All matter radiates with nonzero intensity Willis, actually look up the Planck eqn. you cited and substitute in any frequency and any temperature; the radiant intensity result is never identically zero. You need to take the lab course and/or read up on the experiments in the 1930s proving Ar gas et.al. radiates from quantized rotational inertia and other modes supporting the Planck eqn.

Regards, Willis, & get thee to a relevant gas physics laboratory report in your nearest college library stacks to learn more about quantized atom rotations that in reality are not “points”.   

Mack
Reply to  Willis Eschenbach
August 1, 2021 9:05 pm

Well, you didn’t provide any refutation of, or even reference to, the numbers that Steve K-J or myself presented to you.

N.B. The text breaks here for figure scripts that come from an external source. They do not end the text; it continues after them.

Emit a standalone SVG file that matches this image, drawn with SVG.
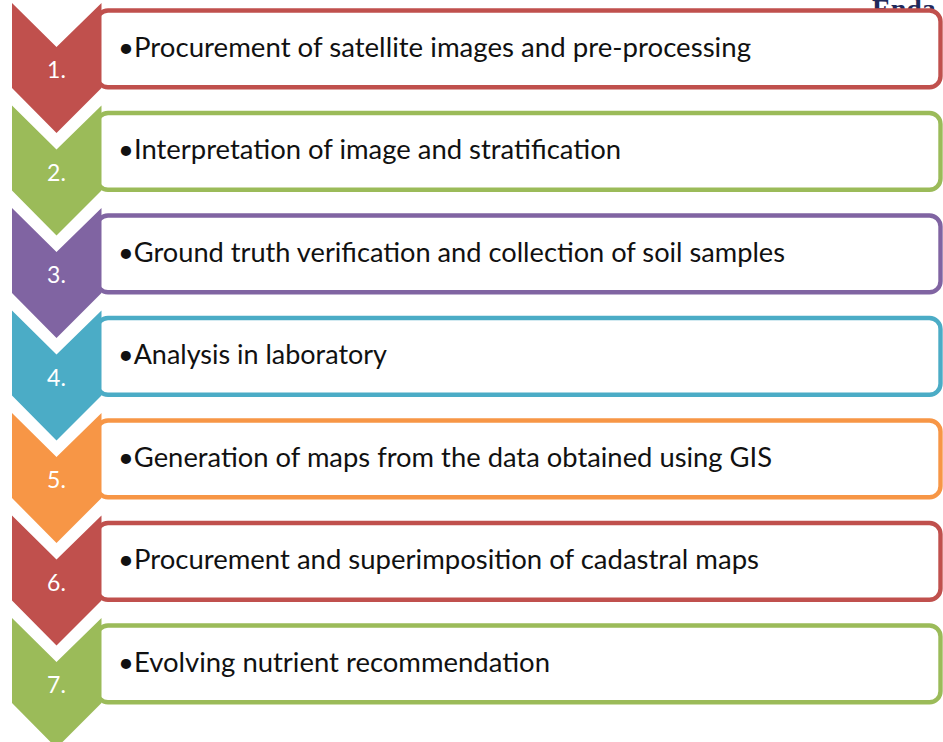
<svg xmlns="http://www.w3.org/2000/svg" width="943" height="742" viewBox="0 0 943 742">
<style>
.box{fill:#fff;stroke-width:4.4}
.num{font-family:Lato,"Open Sans",sans-serif;font-size:23px;fill:#fff;text-anchor:middle}
.lbl{font-family:Lato,"Open Sans",sans-serif;font-size:27px;fill:#111}
.red{stroke:#C0504D}.grn{stroke:#9BBB59}.pur{stroke:#8064A2}.blu{stroke:#4BACC6}.org{stroke:#F79646}
</style>
<rect width="943" height="742" fill="#fff"/>
<text x="872" y="18" font-family="'Liberation Serif',serif" font-weight="bold" font-size="28" fill="#1F2A5C">Enda</text>
<g id="boxes">
<rect class="box red" x="97" y="10.5" width="843.5" height="76.7" rx="11"/>
<rect class="box grn" x="97" y="113" width="843.5" height="76.7" rx="11"/>
<rect class="box pur" x="97" y="215.5" width="843.5" height="76.7" rx="11"/>
<rect class="box blu" x="97" y="318" width="843.5" height="76.7" rx="11"/>
<rect class="box org" x="97" y="420.5" width="843.5" height="76.7" rx="11"/>
<rect class="box red" x="97" y="523" width="843.5" height="76.7" rx="11"/>
<rect class="box grn" x="97" y="625.5" width="843.5" height="76.7" rx="11"/>
</g>
<g id="step1">
<polygon fill="#C0504D" points="12,3 56.5,47 101.5,3 101.5,88 56.5,133 12,88"/>
<text class="num" x="56.5" y="78">1.</text>
<text class="lbl" x="118" y="56.7" textLength="633" lengthAdjust="spacingAndGlyphs">•Procurement of satellite images and pre-processing</text>
</g>
<g id="step2">
<polygon fill="#9BBB59" points="12,105.5 56.5,149.5 101.5,105.5 101.5,190.5 56.5,235.5 12,190.5"/>
<text class="num" x="56.5" y="180.5">2.</text>
<text class="lbl" x="118" y="159.2" textLength="503" lengthAdjust="spacingAndGlyphs">•Interpretation of image and stratification</text>
</g>
<g id="step3">
<polygon fill="#8064A2" points="12,208 56.5,252 101.5,208 101.5,293 56.5,338 12,293"/>
<text class="num" x="56.5" y="283">3.</text>
<text class="lbl" x="118" y="261.7" textLength="667" lengthAdjust="spacingAndGlyphs">•Ground truth verification and collection of soil samples</text>
</g>
<g id="step4">
<polygon fill="#4BACC6" points="12,310.5 56.5,354.5 101.5,310.5 101.5,395.5 56.5,440.5 12,395.5"/>
<text class="num" x="56.5" y="385.5">4.</text>
<text class="lbl" x="118" y="364.2" textLength="269" lengthAdjust="spacingAndGlyphs">•Analysis in laboratory</text>
</g>
<g id="step5">
<polygon fill="#F79646" points="12,413 56.5,457 101.5,413 101.5,498 56.5,543 12,498"/>
<text class="num" x="56.5" y="488">5.</text>
<text class="lbl" x="118" y="466.7" textLength="654" lengthAdjust="spacingAndGlyphs">•Generation of maps from the data obtained using GIS</text>
</g>
<g id="step6">
<polygon fill="#C0504D" points="12,515.5 56.5,559.5 101.5,515.5 101.5,600.5 56.5,645.5 12,600.5"/>
<text class="num" x="56.5" y="590.5">6.</text>
<text class="lbl" x="118" y="569.2" textLength="641" lengthAdjust="spacingAndGlyphs">•Procurement and superimposition of cadastral maps</text>
</g>
<g id="step7">
<polygon fill="#9BBB59" points="12,618 56.5,662 101.5,618 101.5,703 56.5,748 12,703"/>
<text class="num" x="56.5" y="693">7.</text>
<text class="lbl" x="118" y="671.7" textLength="432" lengthAdjust="spacingAndGlyphs">•Evolving nutrient recommendation</text>
</g>
<g id="connectors"/>
</svg>
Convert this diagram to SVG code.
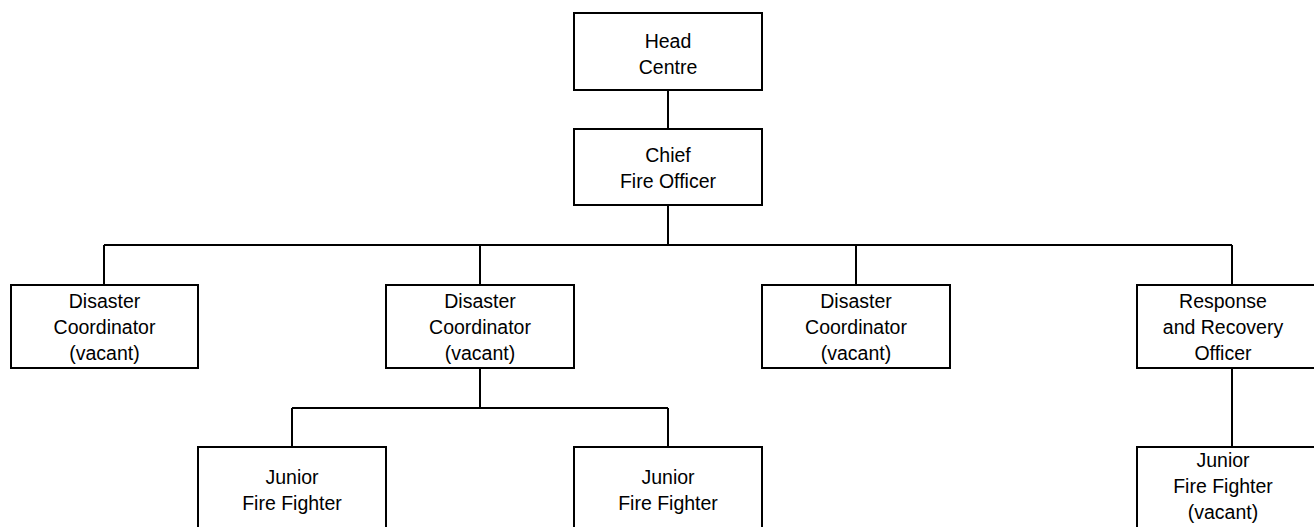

You just blathered on about SURFRAD. who, of course, measure atmospheric radiation.. they provide numbers at various sites… but these numbers are not interpreted correctly or collated together in any way to resemble, the numbers in those most important, peer reviewed, and followed by every science institute on the planet, loony Trenberth EEB diagrams. Why not , Willis?
What we’re wondering…Willis.. is why you and the guys at SURFRAD are not shouting from the rooftops, a Eureka moment, where the measurements at SURFRAD tally up with Trenberth’s looney diagrams.
You come across as very smug and defensive, Willis.

Richard M
Reply to  Willis Eschenbach
August 1, 2021 12:47 pm

So, is this the most informative view?

Once again I will mention that your diagram claims that zero energy is transferred to the surface from the atmosphere via molecular collisions despite trillions of these events occurring every second.

Why treat kinetic energy transfers different than IR energy transfers? You have essentially done the exact same simplification for kinetic transfers that Steve has done for radiation.

Trick
Reply to  Richard M
August 2, 2021 7:15 am

Richard, the Trenberth diagram doesn’t separate the relevant thermal KE returned to the surface from downdrafts and rain (water cycle) as that is not his chart’s purpose – there is no need. This circumstance has indeed confused a great many ill informed commenters as well as you.

Stephens et.al. do include the water cycle as separate down energy flux item if you want to start reading/learning how to do the separation from the total downward radiation cycle.

Reply to  Willis Eschenbach
August 5, 2021 5:06 am

Willis says “replaced them with net flows. Bad idea.” Well, it’s only a bad idea if you’re trying to push bad physics with incorrect numbers. Some of us prefer to push good physics with correct numbers. The numbers I took out are unmeasurable. They were put there by converting the characteristics of equilibrium photon gases (temperature, pressure, and volume) into power. That is an invalid operation. There is no measurable energy transfer (power) from cooler objects to warmer ones, and SURFRAD will tell you that, if you pay attention. (Ignore the fabricated numbers that they add to their measurements, and just watch the actual measurements.) Those measurements agree with my diagram. The net (macroscopic, measurable) flows are what everyone is supposed to be interested in, aren’t they? Why complicate them by fabricating unmeasurable numbers to add in both directions in equal quantities? I can only assume that Trenberth et al. did this for purposes of pushing CAGW, which we all know is a load of hooey.

To bring this back to your tax analogy, you are including line items from your balance sheet in your income statement. That’s not going to go over well with the auditors.